God has given us many moral commands by which we should live. But why obey them? At least two good reasons are usually given. The first is that we should obey God’s commands because His commands have our best interest in mind. The second is that we should obey God’s commands simply because God commanded them. Even if God commanded us to abstain from doing something that would bring us happiness, it is still wrong to disobey because we owe our allegiance and gratitude to God.
Sometimes, however, it can be difficult to obey God for the above two reasons and additional reasons can be helpful. For example, if one is struggling with lust of the eyes or alcoholism, it can be helpful to not only know that God has a purpose for forbidding drunkenness and lust of the eyes, but also to know the specific purpose which God has for doing so.
Richard Swinburne is a proponent of the view that certain actions are intrinsically moral or intrinsically immoral totally independent of God’s commands and nature. This is not a view that I accept because I follow Gordon Clark in his view that morality is defined with reference to the nature of God. What is most interesting about the lecture below is Dr. Swinburne’s discussion of why God forbids various actions including: adultery, divorce, suicide, sex outside of marriage, homosexuality, contraception, and others.
He points out that adultery is intrinsically wrong because, among other reasons, it is a breach of a solemn promise and divorce is intrinsically wrong because it helps one breach a solemn promise and to help someone commit an intrinsically immoral act is also intrinsically immoral. Suicide is wrong because, as Aquinas claimed, it is a sin against God, who has given us the gift of life, to “chuck it back at Him”.
Sex outside marriage can be seen to be wrong when one understands the value of an ideal family. For if society normally regarded sex outside of marriage as wrong, this would discourage it from happening and and more families would more like the ideal family. If sex were limited to marriage, the intimacy of marriage would be unique, and each spouse would consider their partner as more uniquely their own. Furthermore, when a person gets accustomed to casual sex outside marriage it becomes easier and, perhaps, more likely for him to commit adultery after he is married.
Since homosexual couples cannot beget children and cannot provide an ideal environment for raising a child, Swinburne says that homosexuality is a disability which results from various combinations of nature, nurture, and the subject’s free choice. He also believes that the evidence shows that sometimes a person’s sexual orientation is reversible. So if there was a general recognition in society of an obligation to abstain from homosexual acts, that would prevent homosexual behavior from being presented to young people as an option equal to heterosexuality; which makes procreative marriage possible. If homosexual acts were seen by society as wrong, then young people might not wonder whether or not they are homosexual and people who have started down the path toward developing a homosexual disability would be encouraged to go no further.
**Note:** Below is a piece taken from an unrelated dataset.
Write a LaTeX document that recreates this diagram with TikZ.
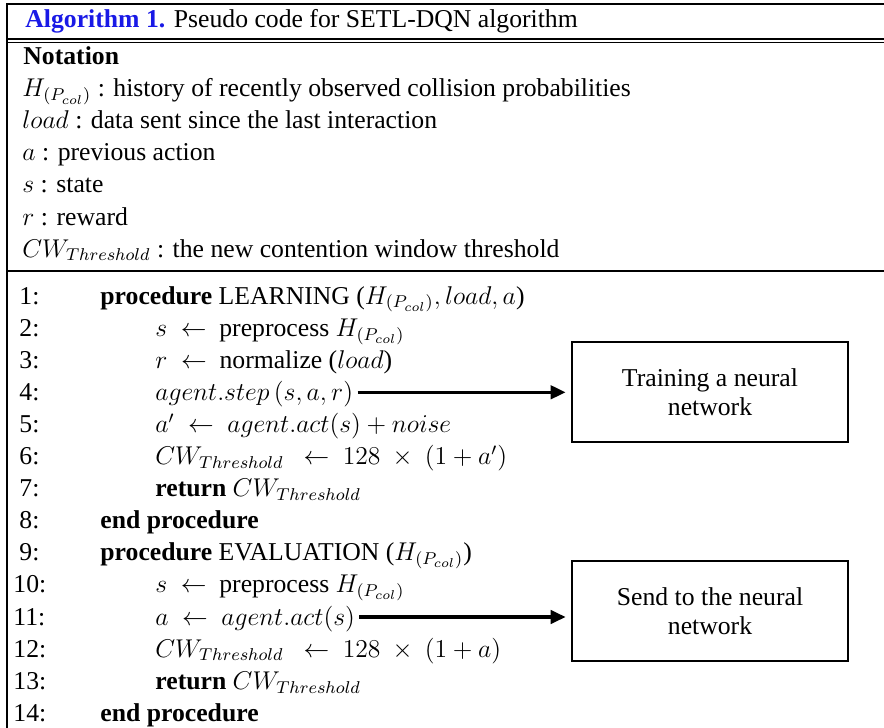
\documentclass[tikz,border=0pt]{standalone}
\usepackage{fontspec}
\setmainfont{Liberation Serif}
\usetikzlibrary{arrows.meta}
\usetikzlibrary{calc}
\usepackage{xcolor}
\definecolor{algblue}{RGB}{25,25,230}

\begin{document}
\begin{tikzpicture}[x=0.467pt,y=-0.467pt,
    row/.style={anchor=base west,inner sep=0pt,font=\fontsize{12}{14}\selectfont},
    rule/.style={line width=0.9pt},
    nnbox/.style={draw,line width=1pt,minimum width=129pt,minimum height=47pt,inner sep=0pt,
      align=center,font=\fontsize{12}{13.6}\selectfont},
    flow/.style={line width=1.6pt,-{Triangle[length=7pt,width=6.2pt]},shorten >=2.4pt}]
      \useasboundingbox (0,0) rectangle (884,728);

      % Frame
      \draw[rule] (884,4) -- (7,4) -- (7,728);
      \draw[rule] (7,39) -- (884,39);
      \draw[rule] (7,42.5) -- (884,42.5);
      \draw[rule] (7,271) -- (884,271);

      % Title
      \node[row] (title) at (25,28) {\textbf{\color{algblue}Algorithm 1.} Pseudo code for SETL-DQN algorithm};

      % Notation
      \node[row] (notation) at (23,65) {\textbf{Notation}};
      \node[row] (hist) at (22,97) {$H_{(P_{col})}$ : history of recently observed collision probabilities};
      \node[row] (load) at (22,129) {$load$ : data sent since the last interaction};
      \node[row] (act) at (22,161) {$a$ : previous action};
      \node[row] (state) at (22,193) {$s$ : state};
      \node[row] (rew) at (22,225) {$r$ : reward};
      \node[row] (cwt) at (22,257) {$CW_{Threshold}$ : the new contention window threshold};

      % Line numbers
      \foreach \i in {1,...,14}
      {
        \pgfmathsetmacro{\yy}{304+(\i-1)*32.1}
        \pgfmathsetmacro{\nx}{\i<10 ? 19 : 13}
        \coordinate (P\i) at (100,\yy);
        \coordinate (B\i) at (155,\yy);
        \node[row] (n\i) at (\nx,\yy) {\i:};
      }

      % Algorithm body
      \node[row] (l1) at (P1) {\textbf{procedure} LEARNING ($H_{(P_{col})}, load, a$)};
      \node[row] (l2) at (B2) {$s\ \leftarrow$\ \ preprocess $H_{(P_{col})}$};
      \node[row] (l3) at (B3) {$r\ \leftarrow$\ \ normalize ($load$)};
      \node[row] (l4) at (B4) {$agent.step\,(s,a,r)$};
      \node[row] (l5) at (B5) {$a'\ \leftarrow\ agent.act(s) + noise$};
      \node[row] (l6) at (B6) {$CW_{Threshold}\ \ \leftarrow\ 128\ \times\ (1 + a')$};
      \node[row] (l7) at (B7) {\textbf{return} $CW_{Threshold}$};
      \node[row] (l8) at (P8) {\textbf{end procedure}};
      \node[row] (l9) at (P9) {\textbf{procedure} EVALUATION ($H_{(P_{col})}$)};
      \node[row] (l10) at (B10) {$s\ \leftarrow$\ \ preprocess $H_{(P_{col})}$};
      \node[row] (l11) at (B11) {$a\ \leftarrow\ agent.act(s)$};
      \node[row] (l12) at (B12) {$CW_{Threshold}\ \ \leftarrow\ 128\ \times\ (1 + a)$};
      \node[row] (l13) at (B13) {\textbf{return} $CW_{Threshold}$};
      \node[row] (l14) at (P14) {\textbf{end procedure}};

      % Neural network boxes
      \node[nnbox] (train) at (710,392) {Training a neural\\network};
      \node[nnbox] (send) at (710,611) {Send to the neural\\network};

      \coordinate (a4) at ($(l4.base east)+(4,-8)$);
      \coordinate (a11) at ($(l11.base east)+(4,-8)$);
      \draw[flow] (a4) -- (a4 -| train.west);
      \draw[flow] (a11) -- (a11 -| send.west);
  \end{tikzpicture}
\end{document}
He also has some extremely interesting comments on how the morality of contraception has changed over time. On abortion, Swinburne makes some fascinating arguments with which I have varying levels of agreement and disagreement. I haven’t researched the scientific claims he makes and I don’t know of any good reasons to think that the soul is assigned to the body in the way that Swinburne claims it is. However, I think his argument against abortion is nuanced in a very helpful way and I agree with his conclusion that abortion, at any stage, is wrong.